* **What you are asked to do**: Set down the full listing exactly as given. Any pictures are to be left out.

* **Source material**:
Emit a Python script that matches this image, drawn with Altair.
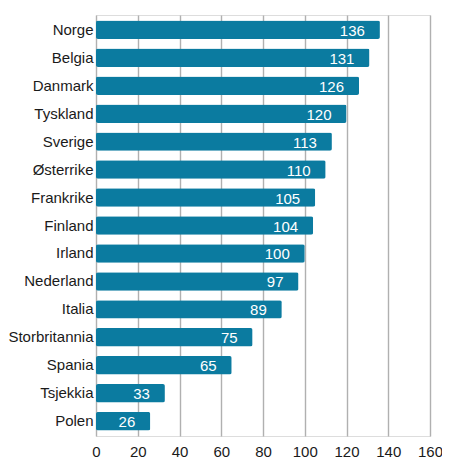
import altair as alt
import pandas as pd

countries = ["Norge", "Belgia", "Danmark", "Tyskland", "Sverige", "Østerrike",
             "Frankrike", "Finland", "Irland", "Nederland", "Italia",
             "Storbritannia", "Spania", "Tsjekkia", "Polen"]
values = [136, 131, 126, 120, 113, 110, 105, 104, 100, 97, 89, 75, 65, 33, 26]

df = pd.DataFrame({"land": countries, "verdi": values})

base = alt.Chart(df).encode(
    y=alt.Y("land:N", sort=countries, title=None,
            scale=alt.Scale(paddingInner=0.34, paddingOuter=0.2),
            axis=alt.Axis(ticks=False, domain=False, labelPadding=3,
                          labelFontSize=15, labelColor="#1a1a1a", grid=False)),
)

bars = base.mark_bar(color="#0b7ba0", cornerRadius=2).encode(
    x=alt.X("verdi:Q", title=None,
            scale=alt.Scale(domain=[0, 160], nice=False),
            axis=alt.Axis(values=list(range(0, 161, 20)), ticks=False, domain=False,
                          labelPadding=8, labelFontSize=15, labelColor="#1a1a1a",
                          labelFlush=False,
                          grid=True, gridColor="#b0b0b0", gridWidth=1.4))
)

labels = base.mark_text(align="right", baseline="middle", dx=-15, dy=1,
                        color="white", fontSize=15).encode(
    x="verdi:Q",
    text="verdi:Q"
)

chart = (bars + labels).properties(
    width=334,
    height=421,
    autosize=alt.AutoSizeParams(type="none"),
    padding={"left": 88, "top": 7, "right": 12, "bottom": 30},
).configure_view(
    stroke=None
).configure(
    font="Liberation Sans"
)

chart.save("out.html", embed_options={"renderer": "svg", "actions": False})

* **Solution**:
Emit a Python script that matches this image, drawn with Altair.
import altair as alt
import pandas as pd

countries = ["Norge", "Belgia", "Danmark", "Tyskland", "Sverige", "Østerrike",
             "Frankrike", "Finland", "Irland", "Nederland", "Italia",
             "Storbritannia", "Spania", "Tsjekkia", "Polen"]
values = [136, 131, 126, 120, 113, 110, 105, 104, 100, 97, 89, 75, 65, 33, 26]

df = pd.DataFrame({"land": countries, "verdi": values})

base = alt.Chart(df).encode(
    y=alt.Y("land:N", sort=countries, title=None,
            scale=alt.Scale(paddingInner=0.34, paddingOuter=0.2),
            axis=alt.Axis(ticks=False, domain=False, labelPadding=3,
                          labelFontSize=15, labelColor="#1a1a1a", grid=False)),
)

bars = base.mark_bar(color="#0b7ba0", cornerRadius=2).encode(
    x=alt.X("verdi:Q", title=None,
            scale=alt.Scale(domain=[0, 160], nice=False),
            axis=alt.Axis(values=list(range(0, 161, 20)), ticks=False, domain=False,
                          labelPadding=8, labelFontSize=15, labelColor="#1a1a1a",
                          labelFlush=False,
                          grid=True, gridColor="#b0b0b0", gridWidth=1.4))
)

labels = base.mark_text(align="right", baseline="middle", dx=-15, dy=1,
                        color="white", fontSize=15).encode(
    x="verdi:Q",
    text="verdi:Q"
)

chart = (bars + labels).properties(
    width=334,
    height=421,
    autosize=alt.AutoSizeParams(type="none"),
    padding={"left": 88, "top": 7, "right": 12, "bottom": 30},
).configure_view(
    stroke=None
).configure(
    font="Liberation Sans"
)

chart.save("out.html", embed_options={"renderer": "svg", "actions": False})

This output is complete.